Again, we wish to emphasize the owner will be wading through this process with each rightsholder.

After notifying the owner, renters have additional time to file with the City.

Total delays: 25 days for 1 – 6 units, 40 days for 7+ units.

Or what? If the nonprofit negotiates in bad faith, do they have to pay the owner the cost of the sale they missed? This seems unlikely ever to actually help anyone.

Total delays: 45 days for 1 – 6 units, 60 days for 7+ units.

This could indicate the intent is to run the process in parallel, except previously it clearly states who has priority.

Again, hardly likely to ever help, as no owner can be adequately reimbursed for a missed sale. Think about what happened when interest rates rose over the space of a closing in 2022.

This is interference in the market. In some markets, contingencies are impossible. The City, its designee or the tenants should be prepared to compete, same as everyone else.

The assignment right has been particularly problematic in Washington D.C., where renters are often enticed to sign away rights by those who would purchase. Remember the City designee is not guaranteed to be a public-spirited body. It can be a nonprofit of the type of the Southern Middlesex Opportunity Coalition, whose previous Executive Director, Jim Cuddy, made close to $400,000 in his last year there. TOPA creates an opportunity to purchase assets at distressed prices, pay no real estate tax, collect small-"A" affordable market rents, and pay yourself a favorable salary.

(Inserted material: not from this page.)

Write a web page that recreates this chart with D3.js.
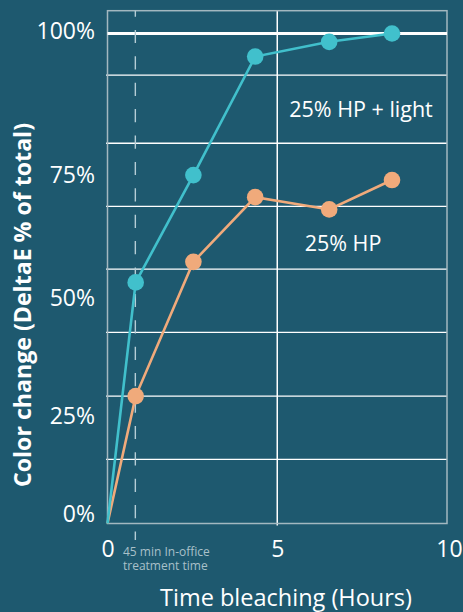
<!DOCTYPE html>
<html><head><meta charset="utf-8">
<script src="https://cdn.jsdelivr.net/npm/d3@7"></script>
<style>
html,body{margin:0;padding:0;background:#1e596f;}
svg{display:block;}
text{font-family:"Open Sans","Noto Sans",sans-serif;}
</style></head>
<body>
<script>
// ---- data ----
const hours = [0, 0.83, 2.53, 4.35, 6.53, 8.38];
const hpLight = [0, 49.2, 71.1, 95.3, 98.3, 100];
const hpOnly = [0, 26.0, 53.4, 66.6, 64.1, 70.1];
const seriesNames = ["25% HP + light", "25% HP"];
const xTicks = [0, 5, 10];
const yTickLabels = ["0%", "25%", "50%", "75%", "100%"];
const yTickLabelAt = [1.9, 22.0, 46.1, 71.1, 100.5];
const yGrid = [13.1, 26.0, 39.0, 51.9, 64.7, 77.6, 91.5];
const treatmentHours = 0.82;
const treatmentNote = ["45 min In-office", "treatment time"];
const xTitle = "Time bleaching (Hours)";
const yTitle = "Color change (DeltaE % of total)";

// ---- layout ----
const W = 463, H = 612;
const pL = 107.5, pR = 447, pT = 10.7, pB = 523.5;
const teal = "#41c0cc", orange = "#f0aa7b";
const x = d3.scaleLinear().domain([0, 10]).range([pL, pR]);
const y = d3.scaleLinear().domain([0, 100]).range([pB, 33.5]);

const svg = d3.select("body").append("svg").attr("width", W).attr("height", H);
svg.append("rect").attr("width", W).attr("height", H).attr("fill", "#1e596f");

// horizontal grid
svg.append("g").selectAll("line").data(yGrid).join("line")
  .attr("x1", pL - 1.5).attr("x2", pR)
  .attr("y1", d => y(d)).attr("y2", d => y(d))
  .attr("stroke", "#ffffff").attr("stroke-width", 1.3);

// vertical grid at 5
svg.append("line").attr("x1", x(5)).attr("x2", x(5))
  .attr("y1", pT).attr("y2", pB + 2)
  .attr("stroke", "#ffffff").attr("stroke-width", 1.5);

// plot border
svg.append("rect").attr("x", pL).attr("y", pT)
  .attr("width", pR - pL).attr("height", pB - pT)
  .attr("fill", "none").attr("stroke", "#a3b8c0").attr("stroke-width", 1.5);

// 100% line
svg.append("line").attr("x1", pL).attr("x2", pR)
  .attr("y1", y(100)).attr("y2", y(100))
  .attr("stroke", "#ffffff").attr("stroke-width", 3);

// dashed treatment line
svg.append("line").attr("x1", x(treatmentHours)).attr("x2", x(treatmentHours))
  .attr("y1", pT).attr("y2", 540)
  .attr("stroke", "#b5cdd6").attr("stroke-width", 1.4)
  .attr("stroke-dasharray", "13.2 13.2").attr("stroke-dashoffset", 7.2);

// y tick labels
svg.append("g").selectAll("text").data(yTickLabels).join("text")
  .attr("x", 95).attr("y", (d, i) => y(yTickLabelAt[i]))
  .attr("dy", "0.36em").attr("text-anchor", "end")
  .attr("fill", "#ffffff").attr("font-size", 23).text(d => d);

// x axis labels
const xAxis = d3.axisBottom(x).tickValues(xTicks).tickSize(0).tickPadding(0)
  .tickFormat(d3.format("d"));
const gx = svg.append("g").attr("transform", `translate(0,${pB})`).call(xAxis);
gx.select(".domain").remove();
gx.selectAll("text").attr("font-size", 23).attr("fill", "#ffffff")
  .attr("font-family", "Open Sans").attr("dy", null).attr("y", 33);
gx.selectAll(".tick").filter(d => d === 10).select("text").attr("dx", 2);

// series lines + points
const lineGen = d3.line().x(d => x(d[0])).y(d => y(d[1]));
[[hpOnly, orange], [hpLight, teal]].forEach(([vals, col]) => {
  const pts = hours.map((h, i) => [h, vals[i]]);
  svg.append("path").datum(pts).attr("d", lineGen)
    .attr("fill", "none").attr("stroke", col).attr("stroke-width", 2.6);
  svg.append("g").selectAll("circle").data(pts.slice(1)).join("circle")
    .attr("cx", d => x(d[0])).attr("cy", d => y(d[1])).attr("r", 8.3)
    .attr("fill", col);
});

// series labels
svg.append("text").attr("x", 361).attr("y", 117.3).attr("text-anchor", "middle")
  .attr("fill", "#ffffff").attr("font-size", 21.5).text(seriesNames[0]);
svg.append("text").attr("x", 343).attr("y", 250.7).attr("text-anchor", "middle")
  .attr("fill", "#ffffff").attr("font-size", 21.5).text(seriesNames[1]);

// treatment note (one text, two lines)
const note = svg.append("text").attr("fill", "#a9c0c9").attr("font-size", 12);
note.selectAll("tspan").data(treatmentNote).join("tspan")
  .attr("x", 123).attr("y", (d, i) => 555.5 + i * 14).text(d => d);

// axis titles
svg.append("text").attr("x", 286).attr("y", 606).attr("text-anchor", "middle")
  .attr("fill", "#ffffff").attr("font-size", 23.5).text(xTitle);
svg.append("text").attr("transform", "translate(30.5,305) rotate(-90)")
  .attr("text-anchor", "middle").attr("fill", "#ffffff")
  .attr("font-size", 22.5).attr("font-weight", "bold")
  .attr("textLength", 364).attr("lengthAdjust", "spacingAndGlyphs").text(yTitle);
</script>
</body></html>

See above comments on wheeler-dealer assignment transacting. The TOPA right will be enormously valuable.

A normal market close time is 30 days from time of offer.

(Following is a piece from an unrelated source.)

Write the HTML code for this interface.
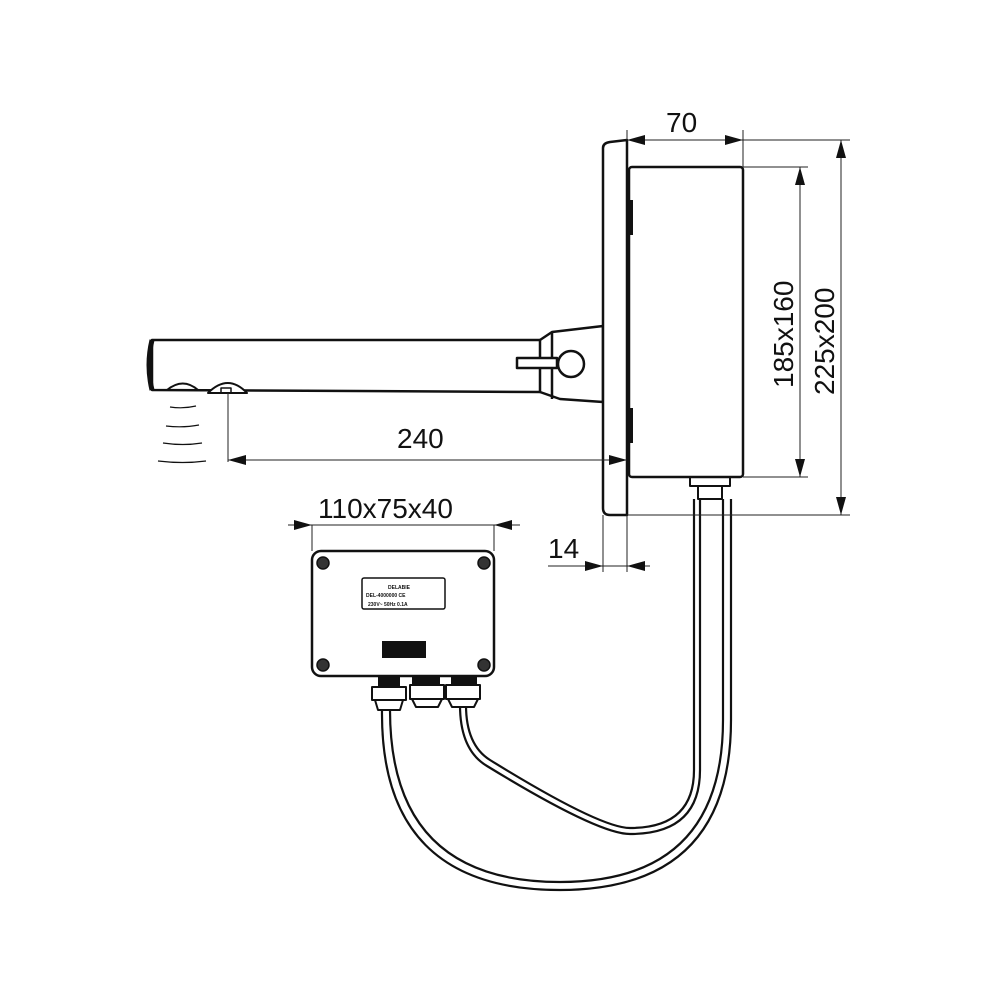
<!DOCTYPE html>
<html><head><style>body{margin:0;background:#fff}svg{display:block}</style></head><body>
<svg width="1000" height="1000" viewBox="0 0 1000 1000" xmlns="http://www.w3.org/2000/svg" font-family="Liberation Sans, sans-serif">
<g fill="none" stroke="#111" stroke-width="2.5" stroke-linejoin="round">
<!-- spout -->
<path d="M152 340 L540 340 L540 392 L152 390 Z" fill="#fff"/>
<path d="M152 340 Q146 365 152 390" stroke-width="5"/>
<path d="M540 340 L552 332 L603 326 L603 402 L560 399 L540 392"/>
<path d="M552 332 L552 399"/>
<rect x="517" y="358" width="40" height="10" fill="#fff"/>
<circle cx="571" cy="364" r="13" fill="#fff"/>
<path d="M167 390 Q183 377 198 390" stroke-width="2"/>
<path d="M208 393 Q228 373 247 393 Z" fill="#fff" stroke-width="2"/>
<rect x="221" y="388" width="10" height="5" stroke-width="1.5"/>
<g stroke-width="1.2"><path d="M170 407 Q183 409 196 406"/><path d="M166 426 Q183 428 199 425"/><path d="M163 443 Q183 446 202 443"/><path d="M158 461 Q183 464 206 461"/></g>
<!-- plate -->
<path d="M603 148 Q603 143 610 142 L627 140 L627 515 L610 515 Q603 515 603 508 Z" fill="#fff"/>
<rect x="629" y="167" width="114" height="310" rx="3" fill="#fff"/>
<rect x="628" y="200" width="5" height="35" fill="#111" stroke="none"/>
<rect x="628" y="408" width="5" height="35" fill="#111" stroke="none"/>
<!-- fitting under box -->
<rect x="690" y="477" width="40" height="9" stroke-width="2"/>
<rect x="698" y="486" width="24" height="13" stroke-width="2"/>
<!-- cables -->
<g stroke-width="2.2">
<path d="M694 499 L694 770 Q694 828 630 828 Q600 828 490 760 Q466 745 466 705"/>
<path d="M700 499 L700 770 Q700 834 630 834 Q598 834 487 766 Q460 750 460 705"/>
<path d="M723 499 L723 720 Q723 882 560 882 Q390 882 390 710"/>
<path d="M731 499 L731 720 Q731 890 560 890 Q380 890 382 710"/>
</g>
<!-- control box -->
<rect x="312" y="551" width="182" height="125" rx="9" fill="#fff"/>
<g stroke-width="1.5" fill="#333"><circle cx="323" cy="563" r="6"/><circle cx="484" cy="563" r="6"/><circle cx="323" cy="665" r="6"/><circle cx="484" cy="665" r="6"/></g>
<rect x="362" y="578" width="83" height="31" rx="2" stroke-width="1.5"/>
<rect x="382" y="641" width="44" height="17" fill="#111" stroke="none"/>
<!-- glands -->
<g stroke-width="2" fill="#fff">
<rect x="379" y="677" width="20" height="10" fill="#111"/>
<rect x="372" y="687" width="34" height="13"/><path d="M375 700 L403 700 L400 710 L378 710 Z"/>
<rect x="413" y="677" width="26" height="8" fill="#111"/>
<rect x="410" y="685" width="34" height="14"/><path d="M412 699 L442 699 L438 707 L416 707 Z"/>
<rect x="452" y="677" width="24" height="8" fill="#111"/>
<rect x="446" y="685" width="34" height="14"/><path d="M448 699 L478 699 L474 707 L452 707 Z"/>
</g>
</g>
<!-- dimension lines -->
<g stroke="#222" stroke-width="1" fill="none">
<path d="M228 393 L228 462 M228 460 L627 460"/>
<path d="M627 140 L627 130 M743 167 L743 130 M627 140 L743 140"/>
<path d="M743 140 L850 140 M743 167 L808 167 M743 477 L808 477 M627 515 L850 515"/>
<path d="M800 167 L800 477 M841 140 L841 515"/>
<path d="M288 525 L520 525 M312 525 L312 551 M494 525 L494 551"/>
<path d="M603 515 L603 572 M627 515 L627 572 M548 566 L650 566"/>
</g>
<g fill="#111">
<path d="M228 460 l18 -5 l0 10 Z M627 460 l-18 -5 l0 10 Z"/>
<path d="M627 140 l18 -5 l0 10 Z M743 140 l-18 -5 l0 10 Z"/>
<path d="M800 167 l-5 18 l10 0 Z M800 477 l-5 -18 l10 0 Z"/>
<path d="M841 140 l-5 18 l10 0 Z M841 515 l-5 -18 l10 0 Z"/>
<path d="M312 525 l-18 -5 l0 10 Z M494 525 l18 -5 l0 10 Z"/>
<path d="M603 566 l-18 -5 l0 10 Z M627 566 l18 -5 l0 10 Z"/>
</g>
<g font-size="28" fill="#111">
<text x="397" y="448">240</text>
<text x="666" y="132">70</text>
<text x="318" y="518">110x75x40</text>
<text x="548" y="558">14</text>
<text transform="translate(793 388) rotate(-90)">185x160</text>
<text transform="translate(834 395) rotate(-90)">225x200</text>
</g>
<g font-size="5" font-weight="bold" fill="#111">
<text x="388" y="589">DELABIE</text><text x="366" y="597">DEL-4000000 CE</text><text x="368" y="606">230V~  50Hz  0.1A</text>
</g>
</svg>
</body></html>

Total delays: 135 days for 1 – 6 units, 150 days for 7+ units.

Remember the owner is being beaten down, forced to landlord a property they wanted to sell months ago. They will have to extend the deadline, they have no choice.

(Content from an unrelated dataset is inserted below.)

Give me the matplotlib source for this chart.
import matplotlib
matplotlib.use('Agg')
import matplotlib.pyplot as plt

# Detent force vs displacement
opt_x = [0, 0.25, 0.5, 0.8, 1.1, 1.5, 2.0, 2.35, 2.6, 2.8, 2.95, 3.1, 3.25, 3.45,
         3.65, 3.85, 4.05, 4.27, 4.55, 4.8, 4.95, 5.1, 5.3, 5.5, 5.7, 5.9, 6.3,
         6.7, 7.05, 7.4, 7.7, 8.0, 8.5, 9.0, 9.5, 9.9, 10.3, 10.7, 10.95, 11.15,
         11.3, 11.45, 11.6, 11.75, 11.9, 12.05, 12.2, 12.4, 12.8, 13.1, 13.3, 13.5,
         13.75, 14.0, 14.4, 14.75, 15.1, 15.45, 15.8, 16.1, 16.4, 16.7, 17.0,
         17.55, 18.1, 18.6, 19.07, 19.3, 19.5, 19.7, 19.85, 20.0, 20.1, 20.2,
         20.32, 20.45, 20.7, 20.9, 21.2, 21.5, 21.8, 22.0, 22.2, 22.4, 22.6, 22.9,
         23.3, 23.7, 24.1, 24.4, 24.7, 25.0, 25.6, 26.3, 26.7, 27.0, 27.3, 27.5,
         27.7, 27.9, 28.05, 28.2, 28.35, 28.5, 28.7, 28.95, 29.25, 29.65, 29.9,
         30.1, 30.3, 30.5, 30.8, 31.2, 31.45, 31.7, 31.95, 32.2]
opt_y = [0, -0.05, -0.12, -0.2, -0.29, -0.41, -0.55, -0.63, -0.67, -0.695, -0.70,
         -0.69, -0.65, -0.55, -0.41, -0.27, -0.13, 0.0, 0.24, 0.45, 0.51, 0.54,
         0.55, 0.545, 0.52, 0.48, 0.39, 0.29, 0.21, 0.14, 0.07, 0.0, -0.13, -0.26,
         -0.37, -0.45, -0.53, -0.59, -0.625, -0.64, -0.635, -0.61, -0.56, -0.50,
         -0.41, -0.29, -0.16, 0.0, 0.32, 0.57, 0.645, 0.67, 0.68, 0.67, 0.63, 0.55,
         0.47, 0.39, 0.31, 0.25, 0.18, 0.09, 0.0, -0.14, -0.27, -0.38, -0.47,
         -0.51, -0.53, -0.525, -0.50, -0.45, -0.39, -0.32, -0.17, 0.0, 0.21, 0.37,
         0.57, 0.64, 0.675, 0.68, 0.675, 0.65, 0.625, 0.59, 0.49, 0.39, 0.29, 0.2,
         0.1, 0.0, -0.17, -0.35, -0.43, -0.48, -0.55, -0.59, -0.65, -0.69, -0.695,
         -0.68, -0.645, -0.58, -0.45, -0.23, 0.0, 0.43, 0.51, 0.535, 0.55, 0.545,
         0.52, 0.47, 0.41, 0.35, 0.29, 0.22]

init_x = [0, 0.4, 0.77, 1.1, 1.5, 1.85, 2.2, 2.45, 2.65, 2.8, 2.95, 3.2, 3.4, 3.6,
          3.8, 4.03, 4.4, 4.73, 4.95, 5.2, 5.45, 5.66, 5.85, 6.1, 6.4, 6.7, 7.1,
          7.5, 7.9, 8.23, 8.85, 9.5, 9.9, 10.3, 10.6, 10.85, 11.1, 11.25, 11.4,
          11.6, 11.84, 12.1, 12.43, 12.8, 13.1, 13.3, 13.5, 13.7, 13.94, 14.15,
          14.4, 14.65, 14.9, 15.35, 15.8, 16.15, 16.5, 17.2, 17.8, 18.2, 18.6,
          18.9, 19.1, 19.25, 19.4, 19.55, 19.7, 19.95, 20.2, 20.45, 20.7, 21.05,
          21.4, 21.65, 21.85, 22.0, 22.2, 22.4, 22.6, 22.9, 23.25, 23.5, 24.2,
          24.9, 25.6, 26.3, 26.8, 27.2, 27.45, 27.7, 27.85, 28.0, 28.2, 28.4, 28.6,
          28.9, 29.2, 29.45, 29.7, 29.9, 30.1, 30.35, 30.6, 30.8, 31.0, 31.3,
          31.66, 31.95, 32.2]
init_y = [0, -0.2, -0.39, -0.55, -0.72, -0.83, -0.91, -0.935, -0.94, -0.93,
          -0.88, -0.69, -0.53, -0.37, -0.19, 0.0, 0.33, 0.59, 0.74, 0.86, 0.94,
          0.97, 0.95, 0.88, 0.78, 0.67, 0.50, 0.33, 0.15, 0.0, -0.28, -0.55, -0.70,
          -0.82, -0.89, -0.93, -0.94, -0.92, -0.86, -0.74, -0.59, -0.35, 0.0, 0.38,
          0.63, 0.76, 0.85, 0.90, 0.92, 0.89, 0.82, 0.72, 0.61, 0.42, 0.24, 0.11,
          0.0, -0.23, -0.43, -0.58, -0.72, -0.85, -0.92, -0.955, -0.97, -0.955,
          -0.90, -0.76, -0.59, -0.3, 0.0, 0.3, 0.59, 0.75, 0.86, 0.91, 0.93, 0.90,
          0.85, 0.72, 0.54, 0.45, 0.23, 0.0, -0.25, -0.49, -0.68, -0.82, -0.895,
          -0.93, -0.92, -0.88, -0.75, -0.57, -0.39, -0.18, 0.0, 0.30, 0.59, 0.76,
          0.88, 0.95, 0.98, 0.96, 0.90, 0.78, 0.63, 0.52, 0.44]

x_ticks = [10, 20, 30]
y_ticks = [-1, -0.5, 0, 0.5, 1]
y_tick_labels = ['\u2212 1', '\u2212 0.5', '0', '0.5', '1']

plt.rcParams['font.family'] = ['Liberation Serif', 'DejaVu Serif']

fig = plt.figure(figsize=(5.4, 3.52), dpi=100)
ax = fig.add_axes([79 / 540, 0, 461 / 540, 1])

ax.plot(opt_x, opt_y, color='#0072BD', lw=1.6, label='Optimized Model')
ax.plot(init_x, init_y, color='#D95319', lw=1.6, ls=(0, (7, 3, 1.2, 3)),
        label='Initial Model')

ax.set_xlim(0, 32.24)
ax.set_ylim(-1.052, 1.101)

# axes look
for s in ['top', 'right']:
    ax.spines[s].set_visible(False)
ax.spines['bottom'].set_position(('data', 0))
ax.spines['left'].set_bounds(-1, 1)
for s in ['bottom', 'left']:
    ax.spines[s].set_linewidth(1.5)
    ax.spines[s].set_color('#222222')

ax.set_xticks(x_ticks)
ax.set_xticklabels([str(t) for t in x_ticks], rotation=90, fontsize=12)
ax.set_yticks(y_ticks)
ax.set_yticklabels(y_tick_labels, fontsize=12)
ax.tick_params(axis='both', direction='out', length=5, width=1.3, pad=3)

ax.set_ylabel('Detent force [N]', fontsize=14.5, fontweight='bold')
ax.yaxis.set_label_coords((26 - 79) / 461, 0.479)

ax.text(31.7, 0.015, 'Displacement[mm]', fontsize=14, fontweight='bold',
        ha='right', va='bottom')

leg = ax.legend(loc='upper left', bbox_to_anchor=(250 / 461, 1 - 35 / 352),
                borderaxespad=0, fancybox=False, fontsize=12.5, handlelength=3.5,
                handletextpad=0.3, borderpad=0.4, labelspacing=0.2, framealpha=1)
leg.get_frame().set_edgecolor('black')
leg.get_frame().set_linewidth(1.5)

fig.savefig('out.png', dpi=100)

Total delays: Incalculable.

If the owner is a senior headed for assisted living across the street, she had better sell while she still resides in her property or else TOPA will cruelly apply to her.

This puts the State in the business of endorsing Somerville's particular family and interpersonal values. It is a particularly cruel bill for its exclusion of polyamorous couples, which the city purported to be first to support. And for more frequent occurrences, what if an aunt wants the apartment for her niece? In Somerville, the aunt–niece relationship is not important enough; she cannot sell her property to her niece. What about a soul mate who has shared their life with another since high school? This is equally unvalued. In Somerville, the renters you barely know matter more than the people you love or the buyer who promises to keep the oak you planted 40 years ago. Sellers should be free to choose from among their potential buyers.

Here we see eminent domain is on their mind. Very concerning.

Again, Somerville is putting its value on some relationships but not others.

This asks the legislature to change access to the courts at Somerville's whim. What is to stop the Office of Housing Stability claiming every eviction is an attempt to avoid TOPA?

What's the alternative?

Compete! Renters already have the right to purchase, and so nonprofits. Find a way to compete on a normal 30 day close, like the rest of the investors out there. Don't kneecap someone just because you yourself haven't trained to skate.